Data lines —
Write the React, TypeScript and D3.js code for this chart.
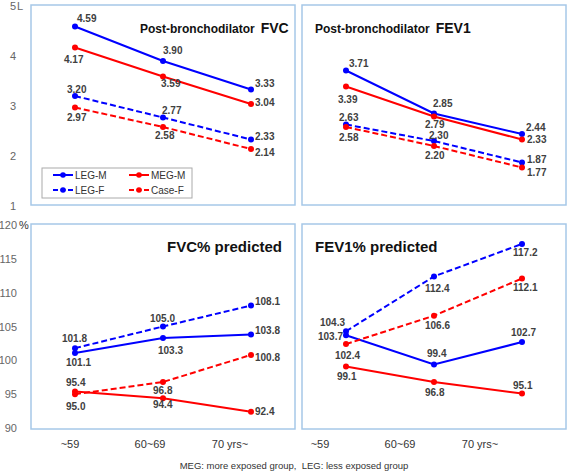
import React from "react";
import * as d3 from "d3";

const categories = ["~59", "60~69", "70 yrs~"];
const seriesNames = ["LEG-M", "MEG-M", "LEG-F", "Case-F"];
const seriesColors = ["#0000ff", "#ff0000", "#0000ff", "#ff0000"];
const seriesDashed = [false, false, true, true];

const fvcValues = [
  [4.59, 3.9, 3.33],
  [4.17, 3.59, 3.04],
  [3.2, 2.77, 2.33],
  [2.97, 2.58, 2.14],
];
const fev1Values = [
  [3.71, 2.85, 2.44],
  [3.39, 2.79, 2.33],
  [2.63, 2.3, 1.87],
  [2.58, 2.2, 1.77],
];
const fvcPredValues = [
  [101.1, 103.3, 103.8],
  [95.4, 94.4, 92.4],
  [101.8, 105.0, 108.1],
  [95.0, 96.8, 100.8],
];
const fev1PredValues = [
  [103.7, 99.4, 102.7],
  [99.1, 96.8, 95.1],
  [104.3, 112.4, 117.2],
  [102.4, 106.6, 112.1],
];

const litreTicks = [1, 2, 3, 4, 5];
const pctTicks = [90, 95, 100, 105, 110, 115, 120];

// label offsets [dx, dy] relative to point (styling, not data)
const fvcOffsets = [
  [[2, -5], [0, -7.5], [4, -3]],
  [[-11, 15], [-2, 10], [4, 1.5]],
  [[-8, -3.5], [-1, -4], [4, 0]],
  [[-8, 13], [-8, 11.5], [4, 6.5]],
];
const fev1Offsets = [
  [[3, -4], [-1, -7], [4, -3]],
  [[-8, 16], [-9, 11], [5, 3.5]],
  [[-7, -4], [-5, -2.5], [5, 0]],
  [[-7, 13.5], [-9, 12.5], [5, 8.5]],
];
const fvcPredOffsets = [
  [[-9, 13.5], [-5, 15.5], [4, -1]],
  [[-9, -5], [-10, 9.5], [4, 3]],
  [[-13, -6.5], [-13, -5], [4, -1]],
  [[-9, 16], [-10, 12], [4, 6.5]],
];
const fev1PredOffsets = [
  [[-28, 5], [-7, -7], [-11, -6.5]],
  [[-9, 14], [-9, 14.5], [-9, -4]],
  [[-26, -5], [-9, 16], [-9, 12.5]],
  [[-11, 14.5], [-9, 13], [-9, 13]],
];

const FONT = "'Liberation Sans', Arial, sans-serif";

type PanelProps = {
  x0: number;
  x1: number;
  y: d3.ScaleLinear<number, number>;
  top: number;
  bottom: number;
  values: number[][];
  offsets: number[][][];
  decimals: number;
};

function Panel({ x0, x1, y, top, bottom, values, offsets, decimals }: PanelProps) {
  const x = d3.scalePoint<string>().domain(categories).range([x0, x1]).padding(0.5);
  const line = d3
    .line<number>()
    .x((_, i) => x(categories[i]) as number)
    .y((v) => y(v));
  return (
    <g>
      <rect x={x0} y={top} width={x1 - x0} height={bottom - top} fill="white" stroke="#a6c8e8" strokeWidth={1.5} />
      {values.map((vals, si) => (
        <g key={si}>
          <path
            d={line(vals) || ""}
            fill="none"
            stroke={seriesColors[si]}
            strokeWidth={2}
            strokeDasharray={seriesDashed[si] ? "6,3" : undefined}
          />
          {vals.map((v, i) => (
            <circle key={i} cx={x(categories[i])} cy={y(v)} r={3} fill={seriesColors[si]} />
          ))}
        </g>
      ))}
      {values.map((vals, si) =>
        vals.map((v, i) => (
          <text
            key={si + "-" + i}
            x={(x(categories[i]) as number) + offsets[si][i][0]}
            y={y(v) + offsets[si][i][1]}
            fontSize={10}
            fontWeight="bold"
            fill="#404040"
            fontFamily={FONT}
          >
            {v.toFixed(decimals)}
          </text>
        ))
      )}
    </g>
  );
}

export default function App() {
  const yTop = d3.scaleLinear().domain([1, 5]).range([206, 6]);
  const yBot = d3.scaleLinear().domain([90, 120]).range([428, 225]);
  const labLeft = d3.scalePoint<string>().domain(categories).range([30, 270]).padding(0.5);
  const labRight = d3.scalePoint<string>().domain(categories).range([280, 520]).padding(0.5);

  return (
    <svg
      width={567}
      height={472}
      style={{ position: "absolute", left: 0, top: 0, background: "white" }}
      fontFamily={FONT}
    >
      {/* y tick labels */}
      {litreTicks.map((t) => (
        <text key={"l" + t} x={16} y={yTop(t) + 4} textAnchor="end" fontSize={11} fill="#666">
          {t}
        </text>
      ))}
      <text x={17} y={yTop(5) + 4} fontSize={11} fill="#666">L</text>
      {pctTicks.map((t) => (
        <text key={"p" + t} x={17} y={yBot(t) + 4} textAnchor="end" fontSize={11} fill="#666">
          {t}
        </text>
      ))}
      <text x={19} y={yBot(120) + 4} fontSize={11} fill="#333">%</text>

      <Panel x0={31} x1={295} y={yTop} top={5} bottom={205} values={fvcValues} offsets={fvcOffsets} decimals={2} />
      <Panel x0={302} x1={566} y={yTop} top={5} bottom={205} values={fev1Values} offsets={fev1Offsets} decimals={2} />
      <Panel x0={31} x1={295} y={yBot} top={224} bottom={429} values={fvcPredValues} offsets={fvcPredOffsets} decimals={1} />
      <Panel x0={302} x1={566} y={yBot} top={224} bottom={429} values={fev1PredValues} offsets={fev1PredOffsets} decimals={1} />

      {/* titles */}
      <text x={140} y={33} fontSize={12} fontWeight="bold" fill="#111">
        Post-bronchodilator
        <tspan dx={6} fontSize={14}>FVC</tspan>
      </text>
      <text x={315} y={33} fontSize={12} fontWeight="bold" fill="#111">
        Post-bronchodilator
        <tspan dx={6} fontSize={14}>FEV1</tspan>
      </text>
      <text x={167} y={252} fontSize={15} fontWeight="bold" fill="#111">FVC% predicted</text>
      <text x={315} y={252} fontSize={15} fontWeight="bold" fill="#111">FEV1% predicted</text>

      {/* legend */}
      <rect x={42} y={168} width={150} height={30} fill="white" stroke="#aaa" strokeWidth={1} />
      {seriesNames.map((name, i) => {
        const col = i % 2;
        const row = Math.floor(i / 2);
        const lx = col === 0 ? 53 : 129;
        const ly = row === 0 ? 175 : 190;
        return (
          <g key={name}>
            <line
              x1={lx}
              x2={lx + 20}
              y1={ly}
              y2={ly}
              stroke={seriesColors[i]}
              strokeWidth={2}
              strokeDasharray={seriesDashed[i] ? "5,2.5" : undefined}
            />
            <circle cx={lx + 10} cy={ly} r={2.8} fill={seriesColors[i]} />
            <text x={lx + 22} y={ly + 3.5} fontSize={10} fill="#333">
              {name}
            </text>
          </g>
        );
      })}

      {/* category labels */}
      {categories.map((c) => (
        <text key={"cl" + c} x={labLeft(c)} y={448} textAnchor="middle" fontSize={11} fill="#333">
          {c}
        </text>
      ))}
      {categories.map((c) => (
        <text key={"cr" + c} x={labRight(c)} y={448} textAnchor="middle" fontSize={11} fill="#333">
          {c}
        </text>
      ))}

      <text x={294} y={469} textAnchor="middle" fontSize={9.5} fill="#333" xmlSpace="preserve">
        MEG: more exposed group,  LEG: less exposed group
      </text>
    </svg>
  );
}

What this task involves — Make an exact reproduction of the listing above, without any pictures.

Finished exercise —
Write the React, TypeScript and D3.js code for this chart.
import React from "react";
import * as d3 from "d3";

const categories = ["~59", "60~69", "70 yrs~"];
const seriesNames = ["LEG-M", "MEG-M", "LEG-F", "Case-F"];
const seriesColors = ["#0000ff", "#ff0000", "#0000ff", "#ff0000"];
const seriesDashed = [false, false, true, true];

const fvcValues = [
  [4.59, 3.9, 3.33],
  [4.17, 3.59, 3.04],
  [3.2, 2.77, 2.33],
  [2.97, 2.58, 2.14],
];
const fev1Values = [
  [3.71, 2.85, 2.44],
  [3.39, 2.79, 2.33],
  [2.63, 2.3, 1.87],
  [2.58, 2.2, 1.77],
];
const fvcPredValues = [
  [101.1, 103.3, 103.8],
  [95.4, 94.4, 92.4],
  [101.8, 105.0, 108.1],
  [95.0, 96.8, 100.8],
];
const fev1PredValues = [
  [103.7, 99.4, 102.7],
  [99.1, 96.8, 95.1],
  [104.3, 112.4, 117.2],
  [102.4, 106.6, 112.1],
];

const litreTicks = [1, 2, 3, 4, 5];
const pctTicks = [90, 95, 100, 105, 110, 115, 120];

// label offsets [dx, dy] relative to point (styling, not data)
const fvcOffsets = [
  [[2, -5], [0, -7.5], [4, -3]],
  [[-11, 15], [-2, 10], [4, 1.5]],
  [[-8, -3.5], [-1, -4], [4, 0]],
  [[-8, 13], [-8, 11.5], [4, 6.5]],
];
const fev1Offsets = [
  [[3, -4], [-1, -7], [4, -3]],
  [[-8, 16], [-9, 11], [5, 3.5]],
  [[-7, -4], [-5, -2.5], [5, 0]],
  [[-7, 13.5], [-9, 12.5], [5, 8.5]],
];
const fvcPredOffsets = [
  [[-9, 13.5], [-5, 15.5], [4, -1]],
  [[-9, -5], [-10, 9.5], [4, 3]],
  [[-13, -6.5], [-13, -5], [4, -1]],
  [[-9, 16], [-10, 12], [4, 6.5]],
];
const fev1PredOffsets = [
  [[-28, 5], [-7, -7], [-11, -6.5]],
  [[-9, 14], [-9, 14.5], [-9, -4]],
  [[-26, -5], [-9, 16], [-9, 12.5]],
  [[-11, 14.5], [-9, 13], [-9, 13]],
];

const FONT = "'Liberation Sans', Arial, sans-serif";

type PanelProps = {
  x0: number;
  x1: number;
  y: d3.ScaleLinear<number, number>;
  top: number;
  bottom: number;
  values: number[][];
  offsets: number[][][];
  decimals: number;
};

function Panel({ x0, x1, y, top, bottom, values, offsets, decimals }: PanelProps) {
  const x = d3.scalePoint<string>().domain(categories).range([x0, x1]).padding(0.5);
  const line = d3
    .line<number>()
    .x((_, i) => x(categories[i]) as number)
    .y((v) => y(v));
  return (
    <g>
      <rect x={x0} y={top} width={x1 - x0} height={bottom - top} fill="white" stroke="#a6c8e8" strokeWidth={1.5} />
      {values.map((vals, si) => (
        <g key={si}>
          <path
            d={line(vals) || ""}
            fill="none"
            stroke={seriesColors[si]}
            strokeWidth={2}
            strokeDasharray={seriesDashed[si] ? "6,3" : undefined}
          />
          {vals.map((v, i) => (
            <circle key={i} cx={x(categories[i])} cy={y(v)} r={3} fill={seriesColors[si]} />
          ))}
        </g>
      ))}
      {values.map((vals, si) =>
        vals.map((v, i) => (
          <text
            key={si + "-" + i}
            x={(x(categories[i]) as number) + offsets[si][i][0]}
            y={y(v) + offsets[si][i][1]}
            fontSize={10}
            fontWeight="bold"
            fill="#404040"
            fontFamily={FONT}
          >
            {v.toFixed(decimals)}
          </text>
        ))
      )}
    </g>
  );
}

export default function App() {
  const yTop = d3.scaleLinear().domain([1, 5]).range([206, 6]);
  const yBot = d3.scaleLinear().domain([90, 120]).range([428, 225]);
  const labLeft = d3.scalePoint<string>().domain(categories).range([30, 270]).padding(0.5);
  const labRight = d3.scalePoint<string>().domain(categories).range([280, 520]).padding(0.5);

  return (
    <svg
      width={567}
      height={472}
      style={{ position: "absolute", left: 0, top: 0, background: "white" }}
      fontFamily={FONT}
    >
      {/* y tick labels */}
      {litreTicks.map((t) => (
        <text key={"l" + t} x={16} y={yTop(t) + 4} textAnchor="end" fontSize={11} fill="#666">
          {t}
        </text>
      ))}
      <text x={17} y={yTop(5) + 4} fontSize={11} fill="#666">L</text>
      {pctTicks.map((t) => (
        <text key={"p" + t} x={17} y={yBot(t) + 4} textAnchor="end" fontSize={11} fill="#666">
          {t}
        </text>
      ))}
      <text x={19} y={yBot(120) + 4} fontSize={11} fill="#333">%</text>

      <Panel x0={31} x1={295} y={yTop} top={5} bottom={205} values={fvcValues} offsets={fvcOffsets} decimals={2} />
      <Panel x0={302} x1={566} y={yTop} top={5} bottom={205} values={fev1Values} offsets={fev1Offsets} decimals={2} />
      <Panel x0={31} x1={295} y={yBot} top={224} bottom={429} values={fvcPredValues} offsets={fvcPredOffsets} decimals={1} />
      <Panel x0={302} x1={566} y={yBot} top={224} bottom={429} values={fev1PredValues} offsets={fev1PredOffsets} decimals={1} />

      {/* titles */}
      <text x={140} y={33} fontSize={12} fontWeight="bold" fill="#111">
        Post-bronchodilator
        <tspan dx={6} fontSize={14}>FVC</tspan>
      </text>
      <text x={315} y={33} fontSize={12} fontWeight="bold" fill="#111">
        Post-bronchodilator
        <tspan dx={6} fontSize={14}>FEV1</tspan>
      </text>
      <text x={167} y={252} fontSize={15} fontWeight="bold" fill="#111">FVC% predicted</text>
      <text x={315} y={252} fontSize={15} fontWeight="bold" fill="#111">FEV1% predicted</text>

      {/* legend */}
      <rect x={42} y={168} width={150} height={30} fill="white" stroke="#aaa" strokeWidth={1} />
      {seriesNames.map((name, i) => {
        const col = i % 2;
        const row = Math.floor(i / 2);
        const lx = col === 0 ? 53 : 129;
        const ly = row === 0 ? 175 : 190;
        return (
          <g key={name}>
            <line
              x1={lx}
              x2={lx + 20}
              y1={ly}
              y2={ly}
              stroke={seriesColors[i]}
              strokeWidth={2}
              strokeDasharray={seriesDashed[i] ? "5,2.5" : undefined}
            />
            <circle cx={lx + 10} cy={ly} r={2.8} fill={seriesColors[i]} />
            <text x={lx + 22} y={ly + 3.5} fontSize={10} fill="#333">
              {name}
            </text>
          </g>
        );
      })}

      {/* category labels */}
      {categories.map((c) => (
        <text key={"cl" + c} x={labLeft(c)} y={448} textAnchor="middle" fontSize={11} fill="#333">
          {c}
        </text>
      ))}
      {categories.map((c) => (
        <text key={"cr" + c} x={labRight(c)} y={448} textAnchor="middle" fontSize={11} fill="#333">
          {c}
        </text>
      ))}

      <text x={294} y={469} textAnchor="middle" fontSize={9.5} fill="#333" xmlSpace="preserve">
        MEG: more exposed group,  LEG: less exposed group
      </text>
    </svg>
  );
}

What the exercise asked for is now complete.